There was little work for singers in Europe during the war, and Sarah Fischer began to think about returning to Canada. Her mother had passed away much earlier, in 1922, and her father was ill and needed care. Furthermore, she knew that there would be many opportunities for her to develop the music scene in Montréal.
Thus, in 1940, Fischer settled in Montréal, established herself as a professor of voice and opened a studio. Shortly after returning to Montréal, she founded the Sarah Fischer Concerts, a series that would endure until her death 35 years later. The Sarah Fischer Concerts series, with its four concerts per season, promoted established Canadian musicians and presented new Canadian talent.
Working out of her apartment, Fischer ran all aspects of the concerts: contracting performers, preparing programs, and running publicity and ticket sales. In an interview she explained her motivation for the Sarah Fischer Concerts: "I give talent a public hearing. It is important for those who want to be heard. I mix amateurs with professionals -- that's how I got my start -- when (pianist) Myra Hess in London put me on with professionals" (Seligson, 1972). In all, Fischer made possible the debut of over 650 musicians.
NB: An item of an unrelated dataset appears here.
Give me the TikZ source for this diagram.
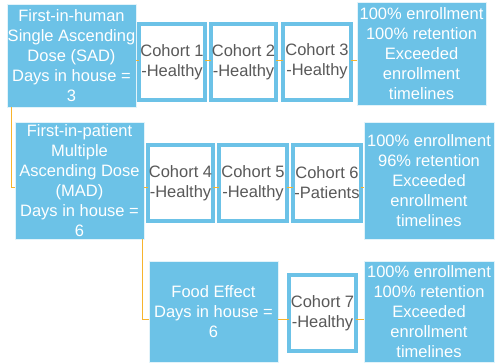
\documentclass[tikz,border=0pt]{standalone}
\usepackage{fontspec}
\setmainfont{Liberation Sans}
\definecolor{boxblue}{RGB}{108,194,231}
\definecolor{linkorange}{RGB}{247,180,45}
\definecolor{cohortgray}{RGB}{89,89,89}
\begin{document}
\begin{tikzpicture}[x=1pt,y=-1pt,
  every node/.style={inner sep=0pt,outer sep=0pt,align=center,font=\fontsize{16.5}{20}\selectfont},
  phase/.style={rectangle,fill=boxblue,draw=white!80!boxblue,line width=0.8pt,text=white},
  cohort/.style={rectangle,fill=white,draw=boxblue,line width=4pt,text=cohortgray,
     minimum height=76pt},
  link/.style={draw=linkorange,line width=0.9pt}]
\useasboundingbox (0,0) rectangle (495,362);
% row 1
\node[phase,minimum width=129pt,minimum height=103pt] (sad) at (71.5,55.5)
  {First-in-human\\Single Ascending\\Dose (SAD)\\Days in house =\\3};
\node[cohort,minimum width=66pt] (c1) at (172,62) {Cohort 1\\-Healthy};
\node[cohort,minimum width=65pt] (c2) at (243.5,62) {Cohort 2\\-Healthy};
\node[cohort,minimum width=68pt] (c3) at (317,61.5) {Cohort 3\\-Healthy};
\node[phase,minimum width=129pt,minimum height=103pt] (r1) at (421.5,53.5)
  {100\% enrollment\\100\% retention\\Exceeded\\enrollment\\timelines};
% row 2
\node[phase,minimum width=129pt,minimum height=117pt] (mad) at (79.5,180.5)
  {First-in-patient\\Multiple\\Ascending Dose\\(MAD)\\Days in house =\\6};
\node[cohort,minimum width=65pt] (c4) at (180.5,183) {Cohort 4\\-Healthy};
\node[cohort,minimum width=68pt] (c5) at (253,183) {Cohort 5\\-Healthy};
\node[cohort,minimum width=68pt] (c6) at (327,183) {Cohort 6\\-Patients};
\node[phase,minimum width=130pt,minimum height=117pt] (r2) at (429,180.5)
  {100\% enrollment\\96\% retention\\Exceeded\\enrollment\\timelines};
% row 3
\node[phase,minimum width=129pt,minimum height=101pt] (food) at (213.5,311.5)
  {Food Effect\\Days in house =\\6};
\node[cohort,minimum width=67pt] (c7) at (322.5,313) {Cohort 7\\-Healthy};
\node[phase,minimum width=130pt,minimum height=101pt] (r3) at (429,311.5)
  {100\% enrollment\\100\% retention\\Exceeded\\enrollment\\timelines};
% connectors
\draw[link] ([yshift=-4.5pt]sad.east) -- ([yshift=2pt]c1.west);
\draw[link] ([yshift=2pt]c1.east) -- ([yshift=2pt]c2.west);
\draw[link] ([yshift=2pt]c2.east) -- ([yshift=1.5pt]c3.west);
\draw[link] ([yshift=1.5pt]c3.east) -- ([yshift=-6.5pt]r1.west);
\draw[link] ([xshift=4pt]sad.south west) |- ([yshift=-6.5pt]mad.west);
\draw[link] ([yshift=-6.5pt]mad.east) -- ([yshift=-4pt]c4.west);
\draw[link] ([yshift=-4pt]c4.east) -- ([yshift=-4pt]c5.west);
\draw[link] ([yshift=-4pt]c5.east) -- ([yshift=-4pt]c6.west);
\draw[link] ([yshift=-4pt]c6.east) -- ([yshift=-6.5pt]r2.west);
\draw[link] ([xshift=-2pt]mad.south east) |- ([yshift=-7.5pt]food.west);
\draw[link] ([yshift=-7.5pt]food.east) -- ([yshift=-6pt]c7.west);
\draw[link] ([yshift=-6pt]c7.east) -- ([yshift=-7.5pt]r3.west);
\end{tikzpicture}
\end{document}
Many acclaimed Canadian singers, instrumentalists and composers, including contralto Maureen Forrester (who debuted as a soprano), composer Violet Archer, and pianists Robert Silverman and André Laplante, made their debuts at these concerts. Fischer also performed at her concerts until February 25, 1942, when she sang in public for the last time in a recital that featured excerpts from Pelleas et Mélisande.
In 1946, Fischer instituted the Sarah Fischer Scholarships in memory of Dame Emma Albani, which were awarded annually to three musicians: a singer, a pianist and a string or wind instrumentalist. As well, Fischer offered $100 scholarships to her students. She explained, "I'm thanking Canada for my scholarship 55 years ago which sent me to London and opened the musical world to me" (Allegro, 1965).
Fischer also expressed her love of nurturing talent through teaching: "I give lessons two or three days a week. I never look at the clock. It may be one hour or two. I am carried away by the pleasure of teaching good pupils" (Allegro, 1965). She taught with a tuning fork, and her students studied solfège and sight singing.
Sarah Fischer received a number of honours throughout her life. In 1928, she was elected an Honorary Associate of the Royal College of Music (ARCM). In 1967, all of her costumes from past opera performances were displayed at the Hospitality Pavilion at Montréal's Expo 67, and her recordings were reissued on a private compliation, called Sarah Fischer, for release in Canada. One year later, she received an award from the Concert Society of Jewish Peoples' Schools and the Peretz Schools, an annual prize given to an outstanding artist.
Sarah Fischer demonstrated her love for the art form of opera through her commitment to performance and teaching. Through her concert series and scholarship programs, Sarah Fischer contributed significantly to promoting Canadian musicians, paving the way for new talent and leaving an indelible mark on classical music in Canada.